As the day moved on, the tick grew. By the time my husband got home from work Luke’s butt tick was fat and bloated, just ripe for the picking.
Despite my best efforts to make things go more like I wanted them to, he made a very good case for holding the dangerous end of the cat. This meant that I was in charge of the tweezers. Believe me, this was not Plan A. In fact me working the tweezers was somewhere around Plan D. Or F. But hey, I got to be protected by the strong manly-man who selflessly volunteered to keep the cat from hurting me. And at great danger to himself.
Like most cats, Luke was stupid. So naturally, he needed to make the tick recovery operation more difficult than it needed to be. Even with many years of cat stalking experience under our belts, the cat was still faster.
Psychically clued in to our evil scheme, Luke zipped across the room and flew down the stairs. I tried grabbing him before he slipped under the couch. Five minutes later, we dragged Luke out from under the couch, shredding carpet and skin in his wake.
We wrapped the cat in a towel, carefully and firmly restraining all of the stabby bitey parts. Taking a deep breath, I gingerly reached toward his butt, lifted his tail, and tried to grab the tick with my tweezers without getting my face too close to ground zero. My aim wasn’t so great.
Yelping like a puppy, Luke’s butt contracted. It sucked the entire tick back inside of the cat’s butt by at least a centimeter. A couple of minutes later, I watched with fascinated horror as his butt give birth to the tick. Trying again with even less success, the cat twitched and growled at us. Our plan wasn’t working very well, probably because I was trying harder to avoid his ass than to grab the tick.
“Hurry this up. He’s stabbing me through the towel, and I don’t know how much longer I’m going to be able to hold him without hurting him.”
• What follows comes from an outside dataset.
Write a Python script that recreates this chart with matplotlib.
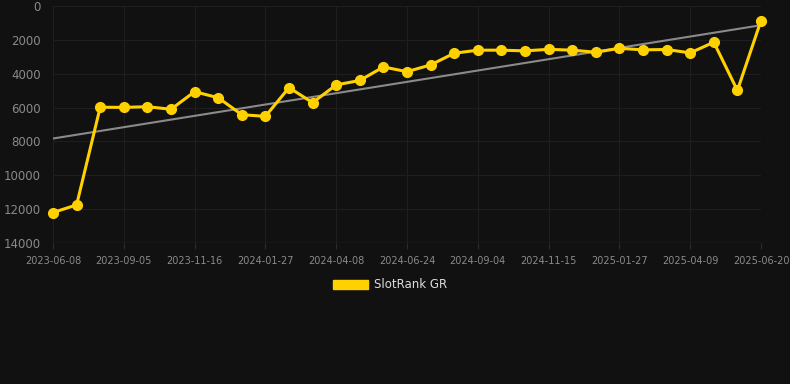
import matplotlib.pyplot as plt
import numpy as np
from matplotlib.patches import Patch

# rank values, one per period (equally spaced categories)
ranks = [12200, 11750, 5980, 5990, 5950, 6100, 5060, 5420, 6420, 6520,
         4820, 5710, 4660, 4400, 3600, 3880, 3480, 2790, 2610, 2610,
         2650, 2560, 2610, 2730, 2500, 2590, 2570, 2770, 2140, 4990, 860]

tick_pos = [0, 3, 6, 9, 12, 15, 18, 21, 24, 27, 30]
tick_labels = ['2023-06-08', '2023-09-05', '2023-11-16', '2024-01-27',
               '2024-04-08', '2024-06-24', '2024-09-04', '2024-11-15',
               '2025-01-27', '2025-04-09', '2025-06-20']
y_ticks = [0, 2000, 4000, 6000, 8000, 10000, 12000, 14000]

bg = '#111111'
yellow = '#FFD100'

x = np.arange(len(ranks))
y = np.array(ranks)

# linear trend
k, b = np.polyfit(x, y, 1)
trend = k * x + b

fig = plt.figure(figsize=(7.9, 3.84), dpi=100, facecolor=bg)
ax = fig.add_axes([53 / 790, 1 - 243 / 384, (761 - 53) / 790, (243 - 6) / 384])
ax.set_facecolor(bg)

ax.plot(x, trend, color='#8a8a8a', linewidth=1.5, zorder=2)
ax.plot(x, y, color=yellow, linewidth=2.2, marker='o', markersize=7,
        zorder=3, clip_on=False)

ax.set_xlim(0, len(ranks) - 1)
ax.set_ylim(14000, 0)
ax.set_yticks(y_ticks)
ax.set_xticks(tick_pos)
ax.set_xticklabels(tick_labels)

ax.grid(True, color='#1e1e1e', linewidth=0.8)
ax.set_axisbelow(True)
for s in ax.spines.values():
    s.set_visible(False)
ax.axhline(14000, color='#2c2c2c', linewidth=1, zorder=1)

ax.tick_params(axis='y', colors='#8a8a8a', labelsize=8.5, length=0, pad=9)
ax.tick_params(axis='x', colors='#2c2c2c', labelcolor='#8a8a8a', labelsize=7,
               length=4, pad=5)

handle = Patch(facecolor=yellow, edgecolor=yellow)
fig.legend([handle], ['SlotRank GR'], loc='center', bbox_to_anchor=(390 / 790, 1 - 285 / 384),
           frameon=False, fontsize=8.5, labelcolor='#dddddd',
           handlelength=3.0, handleheight=0.9, handletextpad=0.5)

fig.savefig('out.png', dpi=100, facecolor=bg)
Glaring at the husband and taking a deep breath, I made a resolution: I would not fear the butt. I leaned in and went to work, getting a firm grip on the tick this time; my husband tightened his hold on the cat. Slowly, steadily, I pulled. I knew that a quick tug would probably break the tick, leaving its head embedded in Luke’s butt and on the wrong side of his sphincter. I really needed to avoid that.
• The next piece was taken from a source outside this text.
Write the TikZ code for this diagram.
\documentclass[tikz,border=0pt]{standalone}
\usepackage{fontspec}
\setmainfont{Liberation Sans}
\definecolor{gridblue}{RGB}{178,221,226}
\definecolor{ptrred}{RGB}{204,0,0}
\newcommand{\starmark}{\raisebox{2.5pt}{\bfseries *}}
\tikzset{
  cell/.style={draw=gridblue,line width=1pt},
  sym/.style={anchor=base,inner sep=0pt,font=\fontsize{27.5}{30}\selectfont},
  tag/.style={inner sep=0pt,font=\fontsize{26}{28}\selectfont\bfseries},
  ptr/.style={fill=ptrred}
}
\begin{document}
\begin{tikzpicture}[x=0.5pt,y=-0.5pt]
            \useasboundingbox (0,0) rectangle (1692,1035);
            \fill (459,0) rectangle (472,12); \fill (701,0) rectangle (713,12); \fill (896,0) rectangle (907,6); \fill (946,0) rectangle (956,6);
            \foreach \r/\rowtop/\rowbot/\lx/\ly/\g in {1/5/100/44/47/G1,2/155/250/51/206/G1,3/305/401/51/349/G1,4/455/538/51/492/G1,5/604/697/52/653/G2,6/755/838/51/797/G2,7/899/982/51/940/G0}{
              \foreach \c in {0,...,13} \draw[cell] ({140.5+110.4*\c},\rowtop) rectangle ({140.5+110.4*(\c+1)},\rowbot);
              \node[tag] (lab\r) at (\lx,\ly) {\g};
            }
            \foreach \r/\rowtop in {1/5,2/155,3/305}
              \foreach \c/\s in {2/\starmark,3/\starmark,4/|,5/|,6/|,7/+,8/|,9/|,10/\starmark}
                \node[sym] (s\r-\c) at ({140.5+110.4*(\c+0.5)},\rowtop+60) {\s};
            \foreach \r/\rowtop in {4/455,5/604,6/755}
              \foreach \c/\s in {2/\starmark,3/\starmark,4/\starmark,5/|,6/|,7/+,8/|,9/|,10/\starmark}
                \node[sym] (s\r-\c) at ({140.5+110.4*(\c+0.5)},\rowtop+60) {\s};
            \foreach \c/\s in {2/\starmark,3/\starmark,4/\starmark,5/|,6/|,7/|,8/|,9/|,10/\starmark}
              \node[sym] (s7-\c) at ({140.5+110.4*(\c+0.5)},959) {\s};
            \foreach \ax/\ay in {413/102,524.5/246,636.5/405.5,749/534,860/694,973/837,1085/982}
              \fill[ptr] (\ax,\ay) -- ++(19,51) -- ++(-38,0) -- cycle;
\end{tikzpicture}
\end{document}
Now, sometimes there are things in life that don’t need to be experienced. But when you do experience them, it’s only fair that you share them. With everyone. This was one of those things.
Let me just say that soft, moist tissue in most mammals is stretchy. But there’s a line somewhere between “stretchy” and “can span multiple zip codes.” If only we didn’t know this.
Imagine turning a skinny, wet pink balloon inside out. And then a cat screaming, breaking loose, and running across the house. Yeah, it was kinda like that, only louder and much more horrifying. The tick dangled and squirmed off the end of my tweezers. I would’ve smiled, but I was still traumatized by what I’d seen.
I’m happy to report that there was no lasting damage and the cat’s butt had plenty of elasticity left. Within the hour, he crawled out from under the couch and slinked off to plot his revenge.